久志さんは同質性の高い日本社会になじめず、15歳で渡米。高校を飛び級で卒業した後は、古着の通販の仕事を始めたり、DELLでトップセールスマンになったり、死を意識する大病をしたり、世界のヒッピーコミュニティを回ったり……と波乱万丈の人生を経験しました。
29歳で同社を設立。スマホで記事を読んだ読者に現地に行ったような体験を提供し、彼らの世界を広げ、《覚醒》を促すことをめざすライフメディアに加え、広告業界のバリューチェーンをワンストップで提供する会社をつくったのです。
インタビューの後半では、久志さんに『TABI LABO』創業後の取り組みや経営へ思いなどを伺いました。
今まで培ってきたマネジメントスキルやビジネススキルは使わない。
――久志さんがおっしゃる「見えていない世界を見広げて行く」というのは、一般の方が形式的に過ごしていて見えていないところを、「世の中にはもっとこういうものがあるよ」と見せていく感じでしょうか?
久志 そうですね、僕らが気づいていない価値感とか世界観とかって、実際にたくさんあるじゃないですか? 「視点」なのか「事象」なのか、言い方はいろいろあると思うんですが、それを提供していくということです。
僕らのミッションに、「人々を覚醒させる」というものがあります。覚醒って「AWAKE」ですし、僕らからは見えないものが見えた瞬間。前に進んでいくうえで、すごく重要なことだと思っているんです。つまり、それって未来への「VISION」ですよね。
僕は「成長」とか「改善」という言葉があまり好きじゃないんです。そういうことってもう必要ないんじゃないかな、と。それよりも「非連続な成長」じゃないですけど、ジャンプアップするような体験とか、感覚を得ることがすごく重要だと思っています。それを僕は「覚醒」と呼んでいるんですけどね。
だから、社員に対して、例えば「お辞儀がすごく良くできるようになれ」とか「メールの文章が丁寧に書けるようになれ」といったことは、全く言ったことがない。むしろ、「そういうことを追求するな」と言っているんです。そうじゃなくて、「今自分たちが想像もしてないような未来とか可能性みたいなものを追求していく」ということがすごく重要だといつも思っています。
――そうしたことをやろうとして会社を創られたわけですよね。
創業時の話を聞かせてください。
久志 5人くらいで当時スタートしたんですが、大変でした。全員経験がないので。メディア業界や広告業界出身者が1人もいなかったんですよ。なので、とにかくわからない。毎日パニックですよね。
ただ、僕が起業家としてスタートしたときに一つだけ決めたルールがありました。それは《今まで培ってきたマネジメントスキルやビジネススキルを使わない》ということです。
これはどういうことかというと、例えば、マネジャーというのは「全て答えを知っていて正しくできる」というのが前提条件じゃないですか?しかし、特にスタートアップのときって、アントレプレナーは答えを知らないんですよね。
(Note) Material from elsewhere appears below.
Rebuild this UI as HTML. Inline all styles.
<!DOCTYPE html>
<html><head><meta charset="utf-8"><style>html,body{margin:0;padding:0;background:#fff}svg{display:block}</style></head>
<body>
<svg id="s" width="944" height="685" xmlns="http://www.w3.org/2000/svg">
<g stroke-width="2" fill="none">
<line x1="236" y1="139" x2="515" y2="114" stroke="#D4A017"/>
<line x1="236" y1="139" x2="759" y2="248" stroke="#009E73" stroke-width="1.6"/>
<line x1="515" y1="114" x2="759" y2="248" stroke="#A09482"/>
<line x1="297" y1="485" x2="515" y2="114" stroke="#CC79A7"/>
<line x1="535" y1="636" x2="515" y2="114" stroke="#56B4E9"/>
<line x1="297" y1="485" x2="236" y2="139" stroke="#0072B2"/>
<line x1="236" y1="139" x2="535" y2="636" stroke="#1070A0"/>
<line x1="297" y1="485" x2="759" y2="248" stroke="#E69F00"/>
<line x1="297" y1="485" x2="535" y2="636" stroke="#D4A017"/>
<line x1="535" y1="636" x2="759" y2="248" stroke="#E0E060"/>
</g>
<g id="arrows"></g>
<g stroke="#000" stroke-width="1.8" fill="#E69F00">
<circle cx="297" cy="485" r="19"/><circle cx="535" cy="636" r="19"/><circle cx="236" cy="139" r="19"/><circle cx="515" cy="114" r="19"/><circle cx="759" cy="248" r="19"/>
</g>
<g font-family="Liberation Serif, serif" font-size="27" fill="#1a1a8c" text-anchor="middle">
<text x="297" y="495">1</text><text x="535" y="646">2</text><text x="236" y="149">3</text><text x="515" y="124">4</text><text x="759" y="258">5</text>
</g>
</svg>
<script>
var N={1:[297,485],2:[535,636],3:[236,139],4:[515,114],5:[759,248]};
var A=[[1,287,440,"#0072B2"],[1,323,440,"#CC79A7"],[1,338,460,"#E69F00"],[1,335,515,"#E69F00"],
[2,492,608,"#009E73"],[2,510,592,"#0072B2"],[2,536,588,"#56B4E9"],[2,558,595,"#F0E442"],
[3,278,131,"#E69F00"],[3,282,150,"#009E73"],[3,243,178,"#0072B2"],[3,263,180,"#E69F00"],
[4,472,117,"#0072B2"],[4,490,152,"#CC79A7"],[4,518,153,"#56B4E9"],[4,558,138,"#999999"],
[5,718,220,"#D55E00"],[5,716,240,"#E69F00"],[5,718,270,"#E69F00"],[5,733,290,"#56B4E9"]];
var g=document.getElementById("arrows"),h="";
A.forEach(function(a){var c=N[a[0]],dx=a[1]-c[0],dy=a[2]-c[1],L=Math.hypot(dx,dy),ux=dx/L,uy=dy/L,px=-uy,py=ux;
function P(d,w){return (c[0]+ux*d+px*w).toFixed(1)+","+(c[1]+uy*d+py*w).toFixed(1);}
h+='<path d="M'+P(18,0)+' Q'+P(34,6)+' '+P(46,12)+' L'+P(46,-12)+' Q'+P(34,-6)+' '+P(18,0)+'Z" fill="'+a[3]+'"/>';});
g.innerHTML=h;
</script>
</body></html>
間違うことの方が圧倒的に多いんですよ。
今も僕自身がそうですし、本当に間違うことだってある。なぜなら、やったことがないこと、自分たちが見えてない世界を突き進んでいるからです。なので、僕が言っていることはほとんど間違っている、と自分自身でも思っているんですよ。当時も、今も。
だからこそ、今まで培った、いわゆる組織作りとか、ピープルマネジメントとか、事業戦略といったものは使わない、やらない。それが、僕が混乱を突き進んでいく中での必然でしたし、創業当時から思っていたことです。できることをやるのは「過去」だと思う。できないこととか、見えていないことを広げていくこと、突き進んでいくことが、「未来」じゃないですか?